Maar Mathieu van der Poel is met zijn benen en vrije geest een stoorzender voor cijferneukers. Hij reed alle datakarretjes in de poep en pas een paar honderd meter voor de eindstreep in Chateauroux kreeg het jagende peloton hem te pakken. Maar dan won hij toch niet? Nee, en dat is het állermooiste. Altijd winnen is zo saai. Mathieu verloor en zelfs verliezen doet hij als een winnaar. Dat maakt hem tot de ultieme ongrijpbare.
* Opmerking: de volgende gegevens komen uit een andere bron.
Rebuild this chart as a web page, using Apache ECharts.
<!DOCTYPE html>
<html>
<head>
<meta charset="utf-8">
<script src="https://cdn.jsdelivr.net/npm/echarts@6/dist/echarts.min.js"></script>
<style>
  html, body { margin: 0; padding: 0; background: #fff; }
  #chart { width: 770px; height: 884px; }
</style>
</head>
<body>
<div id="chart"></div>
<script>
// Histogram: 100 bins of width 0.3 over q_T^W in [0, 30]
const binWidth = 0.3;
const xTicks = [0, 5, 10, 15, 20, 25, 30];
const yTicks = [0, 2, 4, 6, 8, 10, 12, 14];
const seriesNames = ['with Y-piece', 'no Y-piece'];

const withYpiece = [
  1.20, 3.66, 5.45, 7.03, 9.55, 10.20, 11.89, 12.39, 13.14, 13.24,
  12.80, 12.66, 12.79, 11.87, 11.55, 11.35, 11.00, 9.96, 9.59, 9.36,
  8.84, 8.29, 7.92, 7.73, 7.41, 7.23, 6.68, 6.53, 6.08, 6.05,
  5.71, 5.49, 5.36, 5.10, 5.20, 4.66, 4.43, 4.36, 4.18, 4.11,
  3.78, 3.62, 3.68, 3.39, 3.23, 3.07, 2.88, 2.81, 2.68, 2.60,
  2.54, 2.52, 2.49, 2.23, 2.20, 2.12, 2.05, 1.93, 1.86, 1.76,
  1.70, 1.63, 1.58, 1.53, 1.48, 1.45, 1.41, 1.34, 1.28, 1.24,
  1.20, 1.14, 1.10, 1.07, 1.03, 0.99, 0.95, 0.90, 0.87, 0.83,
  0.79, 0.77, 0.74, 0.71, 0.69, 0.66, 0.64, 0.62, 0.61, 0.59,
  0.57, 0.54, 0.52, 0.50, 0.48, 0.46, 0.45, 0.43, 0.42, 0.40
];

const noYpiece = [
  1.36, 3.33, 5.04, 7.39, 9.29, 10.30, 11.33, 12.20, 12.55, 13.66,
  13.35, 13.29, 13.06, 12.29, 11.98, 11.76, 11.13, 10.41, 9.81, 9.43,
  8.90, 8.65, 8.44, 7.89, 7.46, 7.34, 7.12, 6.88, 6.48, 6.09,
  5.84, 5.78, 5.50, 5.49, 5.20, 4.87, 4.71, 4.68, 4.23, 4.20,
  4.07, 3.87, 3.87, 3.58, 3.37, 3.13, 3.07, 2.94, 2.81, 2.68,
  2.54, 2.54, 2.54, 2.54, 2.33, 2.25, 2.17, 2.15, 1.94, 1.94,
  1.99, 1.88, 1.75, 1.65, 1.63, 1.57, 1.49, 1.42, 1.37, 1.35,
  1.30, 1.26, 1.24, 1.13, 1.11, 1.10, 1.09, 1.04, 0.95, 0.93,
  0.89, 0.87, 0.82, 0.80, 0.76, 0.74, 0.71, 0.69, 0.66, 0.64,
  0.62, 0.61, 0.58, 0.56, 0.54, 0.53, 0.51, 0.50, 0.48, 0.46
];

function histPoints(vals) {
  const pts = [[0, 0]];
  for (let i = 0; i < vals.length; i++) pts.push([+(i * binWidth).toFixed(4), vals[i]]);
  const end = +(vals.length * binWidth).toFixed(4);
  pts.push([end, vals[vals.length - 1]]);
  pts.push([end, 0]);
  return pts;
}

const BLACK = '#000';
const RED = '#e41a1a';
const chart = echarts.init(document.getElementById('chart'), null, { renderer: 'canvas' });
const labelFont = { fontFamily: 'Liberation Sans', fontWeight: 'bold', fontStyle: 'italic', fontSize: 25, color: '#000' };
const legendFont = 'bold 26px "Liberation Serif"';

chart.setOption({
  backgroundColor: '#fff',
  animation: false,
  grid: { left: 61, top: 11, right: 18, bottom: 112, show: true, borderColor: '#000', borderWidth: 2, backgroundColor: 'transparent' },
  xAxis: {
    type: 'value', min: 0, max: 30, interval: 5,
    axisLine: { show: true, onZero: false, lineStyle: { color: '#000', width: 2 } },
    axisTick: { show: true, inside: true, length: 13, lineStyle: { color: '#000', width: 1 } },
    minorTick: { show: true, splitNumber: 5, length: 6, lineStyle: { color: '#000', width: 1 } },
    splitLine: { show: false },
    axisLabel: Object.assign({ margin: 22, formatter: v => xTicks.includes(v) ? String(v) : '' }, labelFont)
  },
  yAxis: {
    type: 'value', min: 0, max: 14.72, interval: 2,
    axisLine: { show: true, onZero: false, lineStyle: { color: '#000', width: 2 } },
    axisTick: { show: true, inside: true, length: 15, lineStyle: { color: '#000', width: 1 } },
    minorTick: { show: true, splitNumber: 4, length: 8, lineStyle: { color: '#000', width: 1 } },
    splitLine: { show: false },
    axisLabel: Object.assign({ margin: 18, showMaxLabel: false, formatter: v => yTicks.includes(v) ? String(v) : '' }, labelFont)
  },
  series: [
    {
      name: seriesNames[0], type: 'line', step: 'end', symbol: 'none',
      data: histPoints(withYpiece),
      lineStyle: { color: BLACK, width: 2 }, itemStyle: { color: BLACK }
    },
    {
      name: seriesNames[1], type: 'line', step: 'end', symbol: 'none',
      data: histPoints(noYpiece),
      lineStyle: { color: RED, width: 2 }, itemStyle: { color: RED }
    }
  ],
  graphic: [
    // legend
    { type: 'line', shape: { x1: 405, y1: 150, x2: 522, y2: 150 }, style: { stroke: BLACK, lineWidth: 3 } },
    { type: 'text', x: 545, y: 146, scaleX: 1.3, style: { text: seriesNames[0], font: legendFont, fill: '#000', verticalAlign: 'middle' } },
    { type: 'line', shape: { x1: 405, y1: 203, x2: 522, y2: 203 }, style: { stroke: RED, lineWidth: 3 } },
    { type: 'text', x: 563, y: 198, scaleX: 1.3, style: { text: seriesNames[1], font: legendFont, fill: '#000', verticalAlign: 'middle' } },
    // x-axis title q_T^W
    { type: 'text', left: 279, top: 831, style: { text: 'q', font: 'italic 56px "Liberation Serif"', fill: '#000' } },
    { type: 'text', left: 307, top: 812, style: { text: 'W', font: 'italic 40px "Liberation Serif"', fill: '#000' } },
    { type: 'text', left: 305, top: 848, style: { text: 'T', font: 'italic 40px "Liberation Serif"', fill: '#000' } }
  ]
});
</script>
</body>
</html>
En Pogacar dan, toch ook een fijne vrije geest? Jawel, maar die jongen is té goed. Zijn overmacht maakt hem grijpbaar voor voorspelbaarheid. Pogacar is in de Tour niet de kwelgeest, maar de natte droom van datamannetjes. Zijn trapvermogencijfers zeiden: aan de voet van de Hautacam wegrijden. Gewoon doen, Tour beslist.
Is niks voor Mathieu van der Poel. Als hij terug is uit Kenia gaat hij zichzelf uitdagen met 200 kilometer onderwaterfietsen. Even lekker wedstrijdje doen met de haaien. Puur genieten.